TASK PROMPT: Taking the data below, please print only the lines from the line holding "Recreate this image" to the line holding "s.set_color('black')", inclusive, with pictures omitted.

DATA LINES:
● ● ●
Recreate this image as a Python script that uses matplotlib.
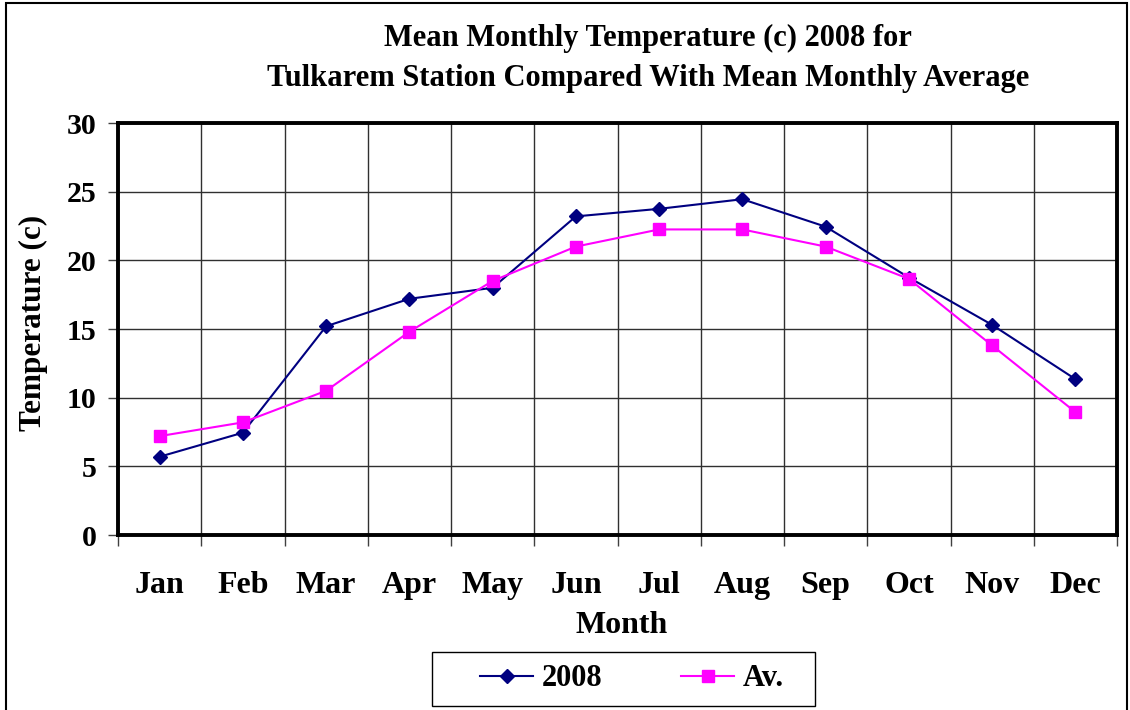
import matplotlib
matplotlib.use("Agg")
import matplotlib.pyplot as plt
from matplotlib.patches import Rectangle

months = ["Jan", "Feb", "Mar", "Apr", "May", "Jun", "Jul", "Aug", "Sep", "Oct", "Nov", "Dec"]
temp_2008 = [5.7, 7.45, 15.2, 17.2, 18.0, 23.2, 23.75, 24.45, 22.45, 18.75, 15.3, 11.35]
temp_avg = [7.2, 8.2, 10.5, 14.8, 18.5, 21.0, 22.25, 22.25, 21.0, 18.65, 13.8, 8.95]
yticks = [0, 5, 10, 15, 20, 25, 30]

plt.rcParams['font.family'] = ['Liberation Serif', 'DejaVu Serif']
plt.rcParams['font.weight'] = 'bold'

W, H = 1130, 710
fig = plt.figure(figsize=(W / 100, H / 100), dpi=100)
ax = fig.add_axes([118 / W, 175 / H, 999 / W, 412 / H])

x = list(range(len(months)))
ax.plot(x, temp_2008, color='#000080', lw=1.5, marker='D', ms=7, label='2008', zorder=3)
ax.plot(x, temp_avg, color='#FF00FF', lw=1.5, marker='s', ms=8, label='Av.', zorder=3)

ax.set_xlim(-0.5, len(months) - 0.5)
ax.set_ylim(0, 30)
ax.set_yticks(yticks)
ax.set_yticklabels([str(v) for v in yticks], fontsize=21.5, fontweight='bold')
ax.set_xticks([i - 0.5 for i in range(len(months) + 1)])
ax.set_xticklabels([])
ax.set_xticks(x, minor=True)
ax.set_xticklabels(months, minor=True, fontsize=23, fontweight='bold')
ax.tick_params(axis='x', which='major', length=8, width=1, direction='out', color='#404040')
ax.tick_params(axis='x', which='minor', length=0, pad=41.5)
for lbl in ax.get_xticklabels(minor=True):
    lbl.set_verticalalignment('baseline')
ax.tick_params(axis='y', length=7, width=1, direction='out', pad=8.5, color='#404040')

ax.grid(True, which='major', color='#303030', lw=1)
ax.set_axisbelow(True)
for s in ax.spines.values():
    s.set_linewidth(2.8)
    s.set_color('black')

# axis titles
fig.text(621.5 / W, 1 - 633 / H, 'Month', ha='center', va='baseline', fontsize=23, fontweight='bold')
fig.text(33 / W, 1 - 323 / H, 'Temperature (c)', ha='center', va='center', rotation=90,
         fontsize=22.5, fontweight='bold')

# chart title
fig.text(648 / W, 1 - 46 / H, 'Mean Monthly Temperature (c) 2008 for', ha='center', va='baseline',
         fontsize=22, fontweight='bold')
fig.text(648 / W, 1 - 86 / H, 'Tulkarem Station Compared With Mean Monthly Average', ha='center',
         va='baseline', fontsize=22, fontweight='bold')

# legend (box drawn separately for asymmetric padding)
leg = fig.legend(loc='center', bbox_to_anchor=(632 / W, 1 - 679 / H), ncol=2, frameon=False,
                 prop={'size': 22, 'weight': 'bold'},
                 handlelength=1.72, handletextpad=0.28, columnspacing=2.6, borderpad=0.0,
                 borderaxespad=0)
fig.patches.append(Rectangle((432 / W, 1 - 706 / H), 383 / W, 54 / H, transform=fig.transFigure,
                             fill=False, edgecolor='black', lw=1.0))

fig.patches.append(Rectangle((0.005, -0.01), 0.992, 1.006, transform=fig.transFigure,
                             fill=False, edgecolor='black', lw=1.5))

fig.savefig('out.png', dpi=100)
● ● ●
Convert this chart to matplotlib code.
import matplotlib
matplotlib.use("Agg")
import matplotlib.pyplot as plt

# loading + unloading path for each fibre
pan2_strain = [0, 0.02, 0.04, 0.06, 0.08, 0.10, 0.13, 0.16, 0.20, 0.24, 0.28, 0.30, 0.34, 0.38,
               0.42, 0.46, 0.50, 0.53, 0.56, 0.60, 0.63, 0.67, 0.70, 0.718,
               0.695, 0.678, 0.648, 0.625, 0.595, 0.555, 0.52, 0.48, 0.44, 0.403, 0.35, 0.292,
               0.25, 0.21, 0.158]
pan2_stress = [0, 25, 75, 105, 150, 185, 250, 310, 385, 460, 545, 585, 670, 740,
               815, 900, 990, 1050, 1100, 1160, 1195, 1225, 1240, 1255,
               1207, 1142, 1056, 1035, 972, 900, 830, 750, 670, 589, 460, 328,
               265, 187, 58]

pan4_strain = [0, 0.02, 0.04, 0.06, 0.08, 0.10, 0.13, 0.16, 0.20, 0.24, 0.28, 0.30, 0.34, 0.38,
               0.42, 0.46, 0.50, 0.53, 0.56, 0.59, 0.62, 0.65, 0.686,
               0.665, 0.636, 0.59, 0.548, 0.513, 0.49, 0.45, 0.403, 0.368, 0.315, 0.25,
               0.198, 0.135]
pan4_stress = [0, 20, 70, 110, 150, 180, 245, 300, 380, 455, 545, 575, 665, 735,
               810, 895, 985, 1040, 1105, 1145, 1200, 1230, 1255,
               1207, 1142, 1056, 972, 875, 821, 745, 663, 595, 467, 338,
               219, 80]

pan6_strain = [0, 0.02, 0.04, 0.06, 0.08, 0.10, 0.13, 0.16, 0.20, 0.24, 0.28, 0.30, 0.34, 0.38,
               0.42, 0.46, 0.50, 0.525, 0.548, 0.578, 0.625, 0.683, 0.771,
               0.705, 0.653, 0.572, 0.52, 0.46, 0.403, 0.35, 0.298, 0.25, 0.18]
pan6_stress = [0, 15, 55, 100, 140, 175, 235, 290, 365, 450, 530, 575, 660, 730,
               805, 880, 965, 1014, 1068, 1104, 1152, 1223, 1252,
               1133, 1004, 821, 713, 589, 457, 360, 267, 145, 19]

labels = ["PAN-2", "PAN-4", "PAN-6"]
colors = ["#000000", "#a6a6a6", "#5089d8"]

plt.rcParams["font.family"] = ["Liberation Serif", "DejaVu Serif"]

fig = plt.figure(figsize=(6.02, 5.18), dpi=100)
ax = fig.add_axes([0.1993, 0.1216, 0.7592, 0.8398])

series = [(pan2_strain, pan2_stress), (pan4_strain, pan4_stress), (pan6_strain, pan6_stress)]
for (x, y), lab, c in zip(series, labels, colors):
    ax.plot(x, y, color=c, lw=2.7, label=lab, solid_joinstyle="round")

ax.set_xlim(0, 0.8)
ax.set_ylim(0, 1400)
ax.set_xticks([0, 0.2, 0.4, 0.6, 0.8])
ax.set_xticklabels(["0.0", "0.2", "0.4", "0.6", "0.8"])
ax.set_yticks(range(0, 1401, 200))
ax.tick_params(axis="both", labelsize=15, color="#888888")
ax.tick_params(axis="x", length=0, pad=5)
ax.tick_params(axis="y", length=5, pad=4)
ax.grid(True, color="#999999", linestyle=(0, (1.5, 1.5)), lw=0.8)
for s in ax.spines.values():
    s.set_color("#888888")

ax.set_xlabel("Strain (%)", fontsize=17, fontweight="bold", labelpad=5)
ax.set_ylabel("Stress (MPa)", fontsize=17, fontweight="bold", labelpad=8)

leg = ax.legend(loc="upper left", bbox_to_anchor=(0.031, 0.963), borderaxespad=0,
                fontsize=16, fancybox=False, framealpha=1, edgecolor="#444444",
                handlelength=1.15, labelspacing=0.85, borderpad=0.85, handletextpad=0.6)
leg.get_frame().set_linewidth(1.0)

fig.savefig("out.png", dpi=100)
● ● ●
ANSWER FOR THIS EXERCISE:
Recreate this image as a Python script that uses matplotlib.
import matplotlib
matplotlib.use("Agg")
import matplotlib.pyplot as plt
from matplotlib.patches import Rectangle

months = ["Jan", "Feb", "Mar", "Apr", "May", "Jun", "Jul", "Aug", "Sep", "Oct", "Nov", "Dec"]
temp_2008 = [5.7, 7.45, 15.2, 17.2, 18.0, 23.2, 23.75, 24.45, 22.45, 18.75, 15.3, 11.35]
temp_avg = [7.2, 8.2, 10.5, 14.8, 18.5, 21.0, 22.25, 22.25, 21.0, 18.65, 13.8, 8.95]
yticks = [0, 5, 10, 15, 20, 25, 30]

plt.rcParams['font.family'] = ['Liberation Serif', 'DejaVu Serif']
plt.rcParams['font.weight'] = 'bold'

W, H = 1130, 710
fig = plt.figure(figsize=(W / 100, H / 100), dpi=100)
ax = fig.add_axes([118 / W, 175 / H, 999 / W, 412 / H])

x = list(range(len(months)))
ax.plot(x, temp_2008, color='#000080', lw=1.5, marker='D', ms=7, label='2008', zorder=3)
ax.plot(x, temp_avg, color='#FF00FF', lw=1.5, marker='s', ms=8, label='Av.', zorder=3)

ax.set_xlim(-0.5, len(months) - 0.5)
ax.set_ylim(0, 30)
ax.set_yticks(yticks)
ax.set_yticklabels([str(v) for v in yticks], fontsize=21.5, fontweight='bold')
ax.set_xticks([i - 0.5 for i in range(len(months) + 1)])
ax.set_xticklabels([])
ax.set_xticks(x, minor=True)
ax.set_xticklabels(months, minor=True, fontsize=23, fontweight='bold')
ax.tick_params(axis='x', which='major', length=8, width=1, direction='out', color='#404040')
ax.tick_params(axis='x', which='minor', length=0, pad=41.5)
for lbl in ax.get_xticklabels(minor=True):
    lbl.set_verticalalignment('baseline')
ax.tick_params(axis='y', length=7, width=1, direction='out', pad=8.5, color='#404040')

ax.grid(True, which='major', color='#303030', lw=1)
ax.set_axisbelow(True)
for s in ax.spines.values():
    s.set_linewidth(2.8)
    s.set_color('black')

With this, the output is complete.